_Do this_
Repeat the records word for word, excluding any picture.

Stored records
+--
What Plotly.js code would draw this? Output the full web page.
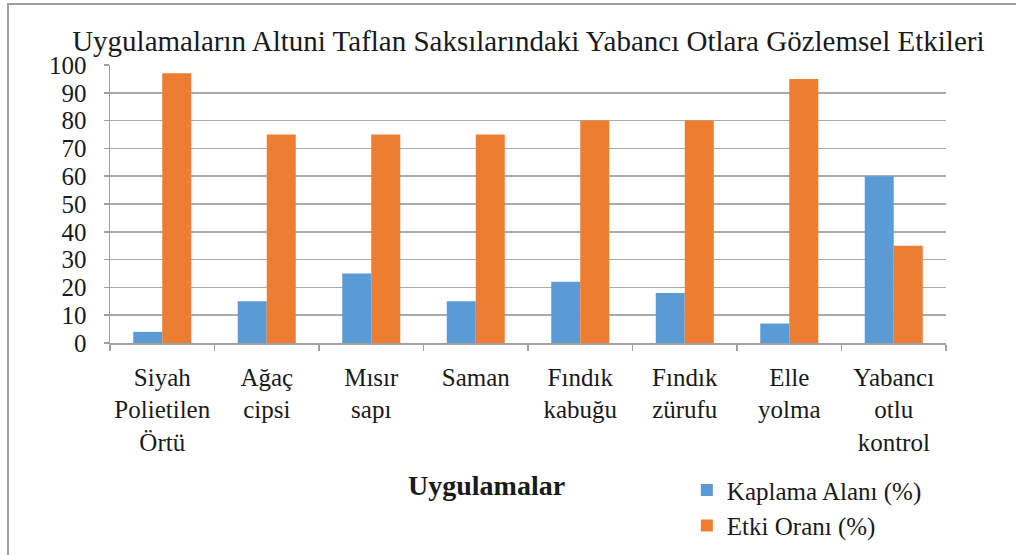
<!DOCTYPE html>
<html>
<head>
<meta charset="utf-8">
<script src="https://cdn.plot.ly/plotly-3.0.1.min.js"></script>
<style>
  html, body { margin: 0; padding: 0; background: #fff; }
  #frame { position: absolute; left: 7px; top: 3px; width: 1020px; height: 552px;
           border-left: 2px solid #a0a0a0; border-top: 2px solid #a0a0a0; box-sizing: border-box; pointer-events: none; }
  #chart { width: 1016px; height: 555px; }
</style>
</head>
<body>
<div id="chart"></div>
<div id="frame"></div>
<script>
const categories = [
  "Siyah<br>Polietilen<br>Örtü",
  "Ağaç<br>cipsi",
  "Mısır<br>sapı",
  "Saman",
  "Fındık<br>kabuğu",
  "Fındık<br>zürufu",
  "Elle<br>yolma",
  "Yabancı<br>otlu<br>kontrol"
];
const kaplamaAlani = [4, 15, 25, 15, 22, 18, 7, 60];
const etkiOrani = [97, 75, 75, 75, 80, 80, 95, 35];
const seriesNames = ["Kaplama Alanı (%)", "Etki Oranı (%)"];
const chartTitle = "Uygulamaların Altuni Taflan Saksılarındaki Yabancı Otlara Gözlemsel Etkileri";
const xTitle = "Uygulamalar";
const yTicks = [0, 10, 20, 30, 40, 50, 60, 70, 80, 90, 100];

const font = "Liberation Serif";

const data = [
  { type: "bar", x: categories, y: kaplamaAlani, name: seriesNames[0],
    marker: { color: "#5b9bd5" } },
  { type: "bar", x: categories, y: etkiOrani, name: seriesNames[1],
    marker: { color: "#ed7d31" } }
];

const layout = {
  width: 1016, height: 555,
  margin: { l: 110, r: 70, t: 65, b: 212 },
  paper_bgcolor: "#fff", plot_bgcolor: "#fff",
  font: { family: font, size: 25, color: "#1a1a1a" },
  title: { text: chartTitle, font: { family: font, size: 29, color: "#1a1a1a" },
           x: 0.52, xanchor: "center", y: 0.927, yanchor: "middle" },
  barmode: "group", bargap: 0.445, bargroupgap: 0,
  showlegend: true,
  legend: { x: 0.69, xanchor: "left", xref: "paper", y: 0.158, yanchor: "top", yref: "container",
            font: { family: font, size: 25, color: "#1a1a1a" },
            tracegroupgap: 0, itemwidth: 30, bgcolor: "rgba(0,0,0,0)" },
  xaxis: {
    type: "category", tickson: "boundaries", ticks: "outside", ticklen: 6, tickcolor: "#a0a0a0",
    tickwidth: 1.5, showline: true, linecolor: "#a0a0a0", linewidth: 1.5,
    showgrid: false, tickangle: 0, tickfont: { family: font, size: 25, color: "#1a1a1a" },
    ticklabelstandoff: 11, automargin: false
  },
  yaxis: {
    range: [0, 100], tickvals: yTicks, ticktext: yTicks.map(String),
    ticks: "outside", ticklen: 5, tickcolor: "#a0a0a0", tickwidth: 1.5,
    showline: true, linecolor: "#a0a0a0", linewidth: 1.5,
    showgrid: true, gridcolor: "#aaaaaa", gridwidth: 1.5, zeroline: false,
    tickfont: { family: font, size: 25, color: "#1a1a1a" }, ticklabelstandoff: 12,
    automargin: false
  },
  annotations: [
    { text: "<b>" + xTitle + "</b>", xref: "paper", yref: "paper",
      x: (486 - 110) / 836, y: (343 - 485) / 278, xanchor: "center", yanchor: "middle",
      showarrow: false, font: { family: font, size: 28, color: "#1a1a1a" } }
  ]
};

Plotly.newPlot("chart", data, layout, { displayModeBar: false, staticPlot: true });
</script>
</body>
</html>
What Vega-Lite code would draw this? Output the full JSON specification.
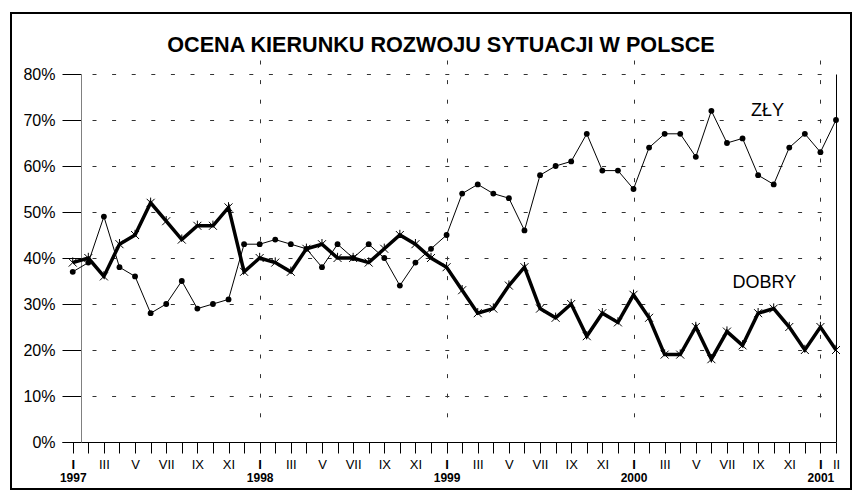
+--
_Result_
What Plotly.js code would draw this? Output the full web page.
<!DOCTYPE html>
<html>
<head>
<meta charset="utf-8">
<script src="https://cdn.plot.ly/plotly-3.0.1.min.js"></script>
<style>
  html, body { margin: 0; padding: 0; background: #fff; }
  #frame { position: absolute; left: 7px; top: 3px; width: 1020px; height: 552px;
           border-left: 2px solid #a0a0a0; border-top: 2px solid #a0a0a0; box-sizing: border-box; pointer-events: none; }
  #chart { width: 1016px; height: 555px; }
</style>
</head>
<body>
<div id="chart"></div>
<div id="frame"></div>
<script>
const categories = [
  "Siyah<br>Polietilen<br>Örtü",
  "Ağaç<br>cipsi",
  "Mısır<br>sapı",
  "Saman",
  "Fındık<br>kabuğu",
  "Fındık<br>zürufu",
  "Elle<br>yolma",
  "Yabancı<br>otlu<br>kontrol"
];
const kaplamaAlani = [4, 15, 25, 15, 22, 18, 7, 60];
const etkiOrani = [97, 75, 75, 75, 80, 80, 95, 35];
const seriesNames = ["Kaplama Alanı (%)", "Etki Oranı (%)"];
const chartTitle = "Uygulamaların Altuni Taflan Saksılarındaki Yabancı Otlara Gözlemsel Etkileri";
const xTitle = "Uygulamalar";
const yTicks = [0, 10, 20, 30, 40, 50, 60, 70, 80, 90, 100];

const font = "Liberation Serif";

const data = [
  { type: "bar", x: categories, y: kaplamaAlani, name: seriesNames[0],
    marker: { color: "#5b9bd5" } },
  { type: "bar", x: categories, y: etkiOrani, name: seriesNames[1],
    marker: { color: "#ed7d31" } }
];

const layout = {
  width: 1016, height: 555,
  margin: { l: 110, r: 70, t: 65, b: 212 },
  paper_bgcolor: "#fff", plot_bgcolor: "#fff",
  font: { family: font, size: 25, color: "#1a1a1a" },
  title: { text: chartTitle, font: { family: font, size: 29, color: "#1a1a1a" },
           x: 0.52, xanchor: "center", y: 0.927, yanchor: "middle" },
  barmode: "group", bargap: 0.445, bargroupgap: 0,
  showlegend: true,
  legend: { x: 0.69, xanchor: "left", xref: "paper", y: 0.158, yanchor: "top", yref: "container",
            font: { family: font, size: 25, color: "#1a1a1a" },
            tracegroupgap: 0, itemwidth: 30, bgcolor: "rgba(0,0,0,0)" },
  xaxis: {
    type: "category", tickson: "boundaries", ticks: "outside", ticklen: 6, tickcolor: "#a0a0a0",
    tickwidth: 1.5, showline: true, linecolor: "#a0a0a0", linewidth: 1.5,
    showgrid: false, tickangle: 0, tickfont: { family: font, size: 25, color: "#1a1a1a" },
    ticklabelstandoff: 11, automargin: false
  },
  yaxis: {
    range: [0, 100], tickvals: yTicks, ticktext: yTicks.map(String),
    ticks: "outside", ticklen: 5, tickcolor: "#a0a0a0", tickwidth: 1.5,
    showline: true, linecolor: "#a0a0a0", linewidth: 1.5,
    showgrid: true, gridcolor: "#aaaaaa", gridwidth: 1.5, zeroline: false,
    tickfont: { family: font, size: 25, color: "#1a1a1a" }, ticklabelstandoff: 12,
    automargin: false
  },
  annotations: [
    { text: "<b>" + xTitle + "</b>", xref: "paper", yref: "paper",
      x: (486 - 110) / 836, y: (343 - 485) / 278, xanchor: "center", yanchor: "middle",
      showarrow: false, font: { family: font, size: 28, color: "#1a1a1a" } }
  ]
};

Plotly.newPlot("chart", data, layout, { displayModeBar: false, staticPlot: true });
</script>
</body>
</html>
What Vega-Lite code would draw this? Output the full JSON specification.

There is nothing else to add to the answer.